╭──

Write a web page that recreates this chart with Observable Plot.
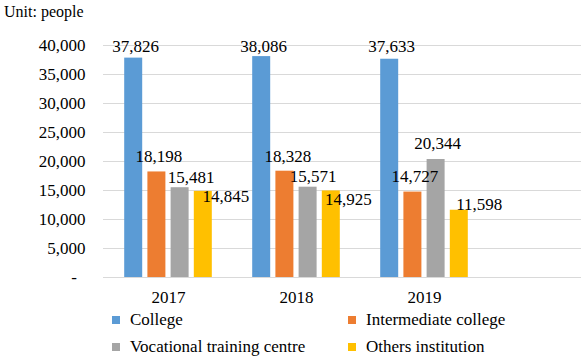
<!DOCTYPE html>
<html><head><meta charset="utf-8">
<script src="https://cdn.jsdelivr.net/npm/d3@7"></script>
<script src="https://cdn.jsdelivr.net/npm/@observablehq/plot@0.6"></script>
<style>
html,body{margin:0;background:#fff;color:#000;}
#title{height:24px;line-height:24px;font-size:16px;padding-left:4px;font-family:'Liberation Serif',serif;}
#legend{display:grid;grid-template-columns:236px 240px;margin-left:112px;margin-top:-2px;font-size:17px;font-family:'Liberation Serif',serif;}
.item{display:flex;align-items:center;height:27px;white-space:nowrap;font-family:'Liberation Serif',serif;}
.sw{width:8px;height:8px;margin-right:10px;flex:none;}
</style></head><body>
<div id="title">Unit: people</div>
<div id="chart"></div>
<div id="legend"></div>
<script>
// ---- data ----
const years = ["2017", "2018", "2019"];
const series = ["College", "Intermediate college", "Vocational training centre", "Others institution"];
const college = [37826, 38086, 37633];
const intermediate = [18198, 18328, 14727];
const vocational = [15481, 15571, 20344];
const others = [14845, 14925, 11598];
const yTicks = [0, 5000, 10000, 15000, 20000, 25000, 30000, 35000, 40000];

// ---- style ----
const colors = ["#5B9BD5", "#ED7D31", "#A5A5A5", "#FFC000"];
const values = [college, intermediate, vocational, others];
const groupStep = 23.2; // px between bars in a group
// manual label nudges (dx from bar centre, dy of baseline from bar top), like Excel's hand-placed labels
const labelNudge = [
  [[2, -6], [2, -4.5], [2, -7]],
  [[2, -10], [3, -9], [2, -10]],
  [[11, -5], [5, -5], [1.5, -10.5]],
  [[22.5, 11], [17, 14.5], [20, 0]]
];

const fmt = d3.format(",");
const marks = [Plot.ruleY(yTicks, {stroke: "#d9d9d9", strokeWidth: 1})];
series.forEach((s, i) => {
  const rows = years.map((y, j) => ({year: y, value: values[i][j], series: s, j}));
  const dx = (i - 1.5) * groupStep;
  marks.push(Plot.barY(rows, {x: "year", y: "value", fill: colors[i], dx}));
});
series.forEach((s, i) => {
  const dx = (i - 1.5) * groupStep;
  years.forEach((y, j) => {
    const row = {year: y, value: values[i][j]};
    marks.push(Plot.text([row], {
      x: "year", y: "value", text: d => fmt(d.value),
      lineAnchor: "bottom", textAnchor: "middle", fill: "#000",
      dx: dx + labelNudge[i][j][0], dy: labelNudge[i][j][1]
    }));
  });
});

const chart = Plot.plot({
  width: 581,
  height: 284,
  marginLeft: 103,
  marginRight: 0,
  marginTop: 21,
  marginBottom: 31,
  style: {fontSize: "17px", color: "#000", background: "#fff", fontFamily: "Liberation Serif"},
  x: {domain: years, range: [103, 488.5], paddingInner: 0.856, paddingOuter: 0.428, tickSize: 0, tickPadding: 13, label: null},
  y: {domain: [0, 40000], ticks: yTicks, tickSize: 0, tickPadding: 18, label: null,
      tickFormat: d => d === 0 ? "-\u2002" : fmt(d)},
  marks
});
d3.select(chart).selectAll("text").style("font-family", "Liberation Serif").style("font-size", "17px");
document.getElementById("chart").appendChild(chart);

const legend = document.getElementById("legend");
series.forEach((s, i) => {
  const it = document.createElement("div");
  it.className = "item";
  const sw = document.createElement("span");
  sw.className = "sw";
  sw.style.background = colors[i];
  it.appendChild(sw);
  const t = document.createElement("span");
  t.textContent = s;
  it.appendChild(t);
  legend.appendChild(it);
});
</script>
</body></html>
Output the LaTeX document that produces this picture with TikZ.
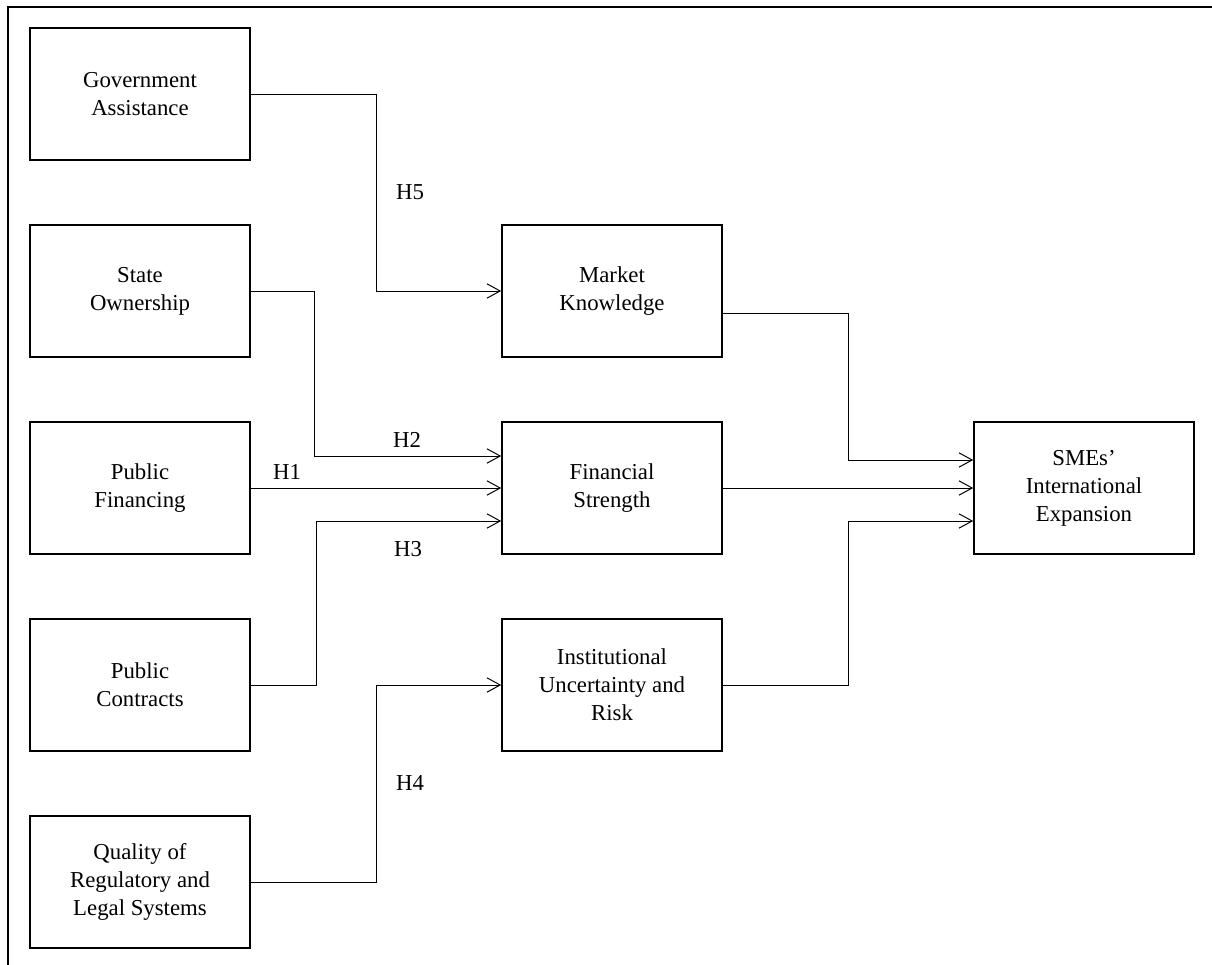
\documentclass[tikz,border=0pt]{standalone}
\usepackage{fontspec}
\setmainfont{Liberation Serif}
\usetikzlibrary{arrows.meta,calc,positioning}

\begin{document}
\begin{tikzpicture}[x=0.025cm,y=-0.025cm,>={Straight Barb[length=3.3mm,width=3.6mm]},
    box/.style={draw,line width=1.1pt,minimum width=5.5cm,minimum height=3.3cm,align=center,font=\fontsize{16.2}{20}\selectfont},
    link/.style={->,line width=0.7pt},
    hyp/.style={font=\fontsize{16.2}{20}\selectfont}]
  \useasboundingbox (0,0) rectangle (1212,965);
  % frame (top and left edges only)
  \draw[line width=1.1pt] (8,965) -- (8,7) -- (1212,7);
  % left column
  \node[box] (gov) at (140,94) {Government\\Assistance};
  \node[box] (state) at (140,291) {State\\Ownership};
  \node[box] (finance) at (140,488) {Public\\Financing};
  \node[box] (contracts) at (140,685) {Public\\Contracts};
  \node[box] (quality) at (140,882) {Quality of\\Regulatory and\\Legal Systems};
  % middle column
  \node[box] (market) at (612,291) {Market\\Knowledge};
  \node[box] (strength) at (612,488) {Financial\\Strength};
  \node[box] (risk) at (612,685) {Institutional\\Uncertainty and\\Risk};
  % outcome
  \node[box] (expansion) at (1084,488) {SMEs'\\International\\Expansion};
  % hypotheses
  \draw[link] (gov.east) -- ++(126,0) |- (market.west);
  \draw[link] (state.east) -- ++(64,0) |- ($(strength.west)+(0,-32)$);
  \draw[link] (finance.east) -- (strength.west);
  \draw[link] (contracts.east) -- ++(66,0) |- ($(strength.west)+(0,33)$);
  \draw[link] (quality.east) -- ++(126,0) |- (risk.west);
  \draw[link] ($(market.east)+(0,22)$) -- ++(126,0) |- ($(expansion.west)+(0,-28)$);
  \draw[link] (strength.east) -- (expansion.west);
  \draw[link] (risk.east) -- ++(126,0) |- ($(expansion.west)+(0,33)$);
  \node[hyp] (h5) at (410,192) {H5};
  \node[hyp] (h2) at (407,440) {H2};
  \node[hyp] (h1) at (287,472) {H1};
  \node[hyp] (h3) at (408,549) {H3};
  \node[hyp] (h4) at (410,783) {H4};
\end{tikzpicture}
\end{document}
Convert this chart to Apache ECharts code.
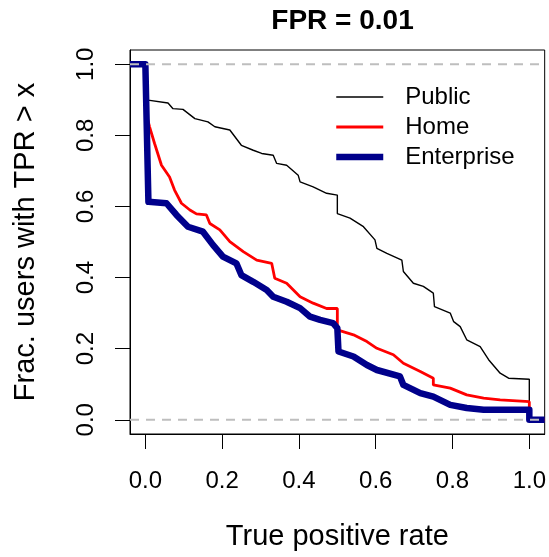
<!DOCTYPE html>
<html>
<head>
<meta charset="utf-8">
<script src="https://cdn.jsdelivr.net/npm/echarts@6/dist/echarts.min.js"></script>
<style>
  html, body { margin: 0; padding: 0; background: #ffffff; }
  #chart { width: 549px; height: 557px; }
</style>
</head>
<body>
<div id="chart"></div>
<script>
// ---- data ----
var titleText = 'FPR = 0.01';
var xAxisTitle = 'True positive rate';
var yAxisTitle = 'Frac. users with TPR > x';
var tickValues = [0, 0.2, 0.4, 0.6, 0.8, 1.0];
var refLevels = [0, 1];
var seriesNames = ['Public', 'Home', 'Enterprise'];

var publicX = [-0.04, 0.0, 0.0, 0.007, 0.059, 0.072, 0.098, 0.129, 0.163, 0.181, 0.220, 0.250, 0.281, 0.303, 0.333, 0.342, 0.368, 0.398, 0.403, 0.437, 0.472, 0.500, 0.500, 0.533, 0.568, 0.598, 0.603, 0.629, 0.668, 0.672, 0.698, 0.724, 0.750, 0.753, 0.794, 0.803, 0.820, 0.837, 0.872, 0.894, 0.924, 0.946, 1.000, 1.000, 1.04];
var publicY = [1.0, 1.0, 0.905, 0.899, 0.891, 0.875, 0.873, 0.847, 0.838, 0.824, 0.815, 0.772, 0.758, 0.749, 0.744, 0.721, 0.716, 0.688, 0.669, 0.655, 0.637, 0.632, 0.580, 0.567, 0.543, 0.506, 0.482, 0.468, 0.449, 0.417, 0.384, 0.375, 0.356, 0.318, 0.300, 0.276, 0.262, 0.225, 0.206, 0.169, 0.131, 0.117, 0.114, 0.0, 0.0];

var homeX = [-0.04, 0.0, 0.0, 0.011, 0.024, 0.042, 0.063, 0.076, 0.094, 0.116, 0.133, 0.159, 0.168, 0.194, 0.220, 0.255, 0.290, 0.329, 0.337, 0.368, 0.403, 0.437, 0.472, 0.500, 0.500, 0.542, 0.577, 0.603, 0.646, 0.672, 0.716, 0.750, 0.750, 0.794, 0.837, 0.881, 0.924, 1.000, 1.000, 1.04];
var homeY = [1.0, 1.0, 0.870, 0.824, 0.777, 0.716, 0.683, 0.646, 0.609, 0.590, 0.579, 0.576, 0.552, 0.534, 0.501, 0.473, 0.449, 0.440, 0.398, 0.384, 0.346, 0.328, 0.313, 0.313, 0.253, 0.239, 0.220, 0.201, 0.183, 0.159, 0.136, 0.117, 0.098, 0.089, 0.070, 0.061, 0.056, 0.051, 0.0, 0.0];

var enterpriseX = [-0.04, 0.0, 0.008, 0.055, 0.081, 0.111, 0.150, 0.176, 0.202, 0.237, 0.250, 0.281, 0.316, 0.333, 0.368, 0.403, 0.429, 0.455, 0.489, 0.500, 0.503, 0.542, 0.577, 0.603, 0.663, 0.672, 0.716, 0.750, 0.794, 0.837, 0.881, 1.000, 1.000, 1.04];
var enterpriseY = [1.0, 1.0, 0.613, 0.609, 0.576, 0.543, 0.529, 0.492, 0.459, 0.440, 0.407, 0.388, 0.365, 0.346, 0.332, 0.314, 0.290, 0.281, 0.272, 0.258, 0.192, 0.178, 0.154, 0.140, 0.122, 0.098, 0.075, 0.065, 0.042, 0.033, 0.028, 0.028, 0.0, 0.0];

function zip(xs, ys) { return xs.map(function (x, i) { return [x, ys[i]]; }); }

var FONT = 'Liberation Sans, Arial, Helvetica, sans-serif';
var chart = echarts.init(document.getElementById('chart'), null, { renderer: 'canvas' });

var refSeries = refLevels.map(function (lv) {
  return {
    type: 'line', silent: true, symbol: 'none', z: 10,
    data: [[-0.04, lv], [1.04, lv]],
    lineStyle: { color: '#bebebe', width: 2, type: [9, 7] }
  };
});

var option = {
  animation: false,
  backgroundColor: '#ffffff',
  title: {
    text: titleText, left: 337.5, top: 2, textAlign: 'center',
    textStyle: { fontFamily: FONT, fontSize: 28, fontWeight: 'bold', color: '#000', lineHeight: 28 }
  },
  legend: {
    data: seriesNames, orient: 'vertical', left: 328, top: 80,
    itemWidth: 47, itemHeight: 24, itemGap: 6,
    lineStyle: { width: 'inherit' },
    itemStyle: { opacity: 0, color: 'transparent', borderWidth: 0 },
    textStyle: { fontFamily: FONT, fontSize: 24, color: '#000', lineHeight: 24, padding: [0, 0, 0, 17] }
  },
  grid: {
    left: 130, right: 4, top: 50, bottom: 123,
    show: true, borderColor: '#000', borderWidth: 1, backgroundColor: 'transparent'
  },
  xAxis: {
    type: 'value', min: -0.04, max: 1.04,
    name: xAxisTitle, nameLocation: 'middle', nameGap: 88,
    nameTextStyle: { fontFamily: FONT, fontSize: 29, color: '#000', lineHeight: 29 },
    axisLine: { show: true, onZero: false, lineStyle: { color: '#000', width: 1 } },
    splitLine: { show: false },
    axisTick: { show: true, inside: false, length: 15, customValues: tickValues, lineStyle: { color: '#000', width: 1 } },
    axisLabel: { customValues: tickValues, margin: 35, fontFamily: FONT, fontSize: 24, color: '#000',
      formatter: function (v) { return v.toFixed(1); } }
  },
  yAxis: {
    type: 'value', min: -0.04, max: 1.04,
    name: yAxisTitle, nameLocation: 'middle', nameGap: 90,
    nameTextStyle: { fontFamily: FONT, fontSize: 29, color: '#000', lineHeight: 29 },
    axisLine: { show: true, onZero: false, lineStyle: { color: '#000', width: 1 } },
    splitLine: { show: false },
    axisTick: { show: true, inside: false, length: 15, customValues: tickValues, lineStyle: { color: '#000', width: 1 } },
    axisLabel: { customValues: tickValues, rotate: 90, margin: 32, fontFamily: FONT, fontSize: 24, color: '#000',
      formatter: function (v) { return v.toFixed(1); } }
  },
  series: [
    { name: seriesNames[0], type: 'line', symbol: 'none', z: 2, data: zip(publicX, publicY),
      lineStyle: { color: '#000000', width: 1.4 }, itemStyle: { color: '#000000' } },
    { name: seriesNames[1], type: 'line', symbol: 'none', z: 3, data: zip(homeX, homeY),
      lineStyle: { color: '#ff0000', width: 2.8 }, itemStyle: { color: '#ff0000' } },
    { name: seriesNames[2], type: 'line', symbol: 'none', z: 4, data: zip(enterpriseX, enterpriseY),
      lineStyle: { color: '#00008b', width: 6.5, join: 'round' }, itemStyle: { color: '#00008b' } }
  ].concat(refSeries)
};
chart.setOption(option);
</script>
</body>
</html>
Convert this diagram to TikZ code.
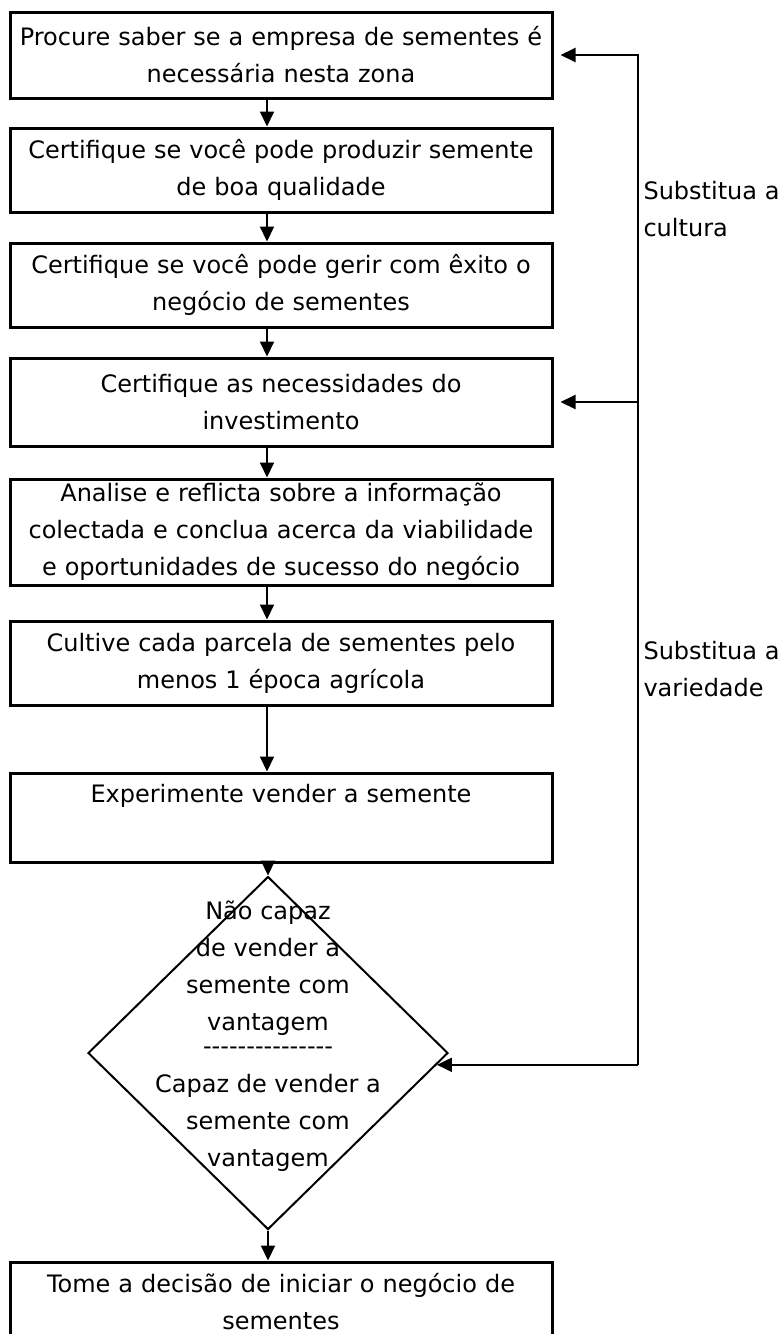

╰──

Problem
Both the line containing "Convert this chart to Apache ECharts code." and the line containing "var seriesNames = ['Public', 'Home', 'Enterprise'];" belong in the copy, along with every line between them. Reproduce that stretch exactly, without the pictures.

Correct output
Convert this chart to Apache ECharts code.
<!DOCTYPE html>
<html>
<head>
<meta charset="utf-8">
<script src="https://cdn.jsdelivr.net/npm/echarts@6/dist/echarts.min.js"></script>
<style>
  html, body { margin: 0; padding: 0; background: #ffffff; }
  #chart { width: 549px; height: 557px; }
</style>
</head>
<body>
<div id="chart"></div>
<script>
// ---- data ----
var titleText = 'FPR = 0.01';
var xAxisTitle = 'True positive rate';
var yAxisTitle = 'Frac. users with TPR > x';
var tickValues = [0, 0.2, 0.4, 0.6, 0.8, 1.0];
var refLevels = [0, 1];
var seriesNames = ['Public', 'Home', 'Enterprise'];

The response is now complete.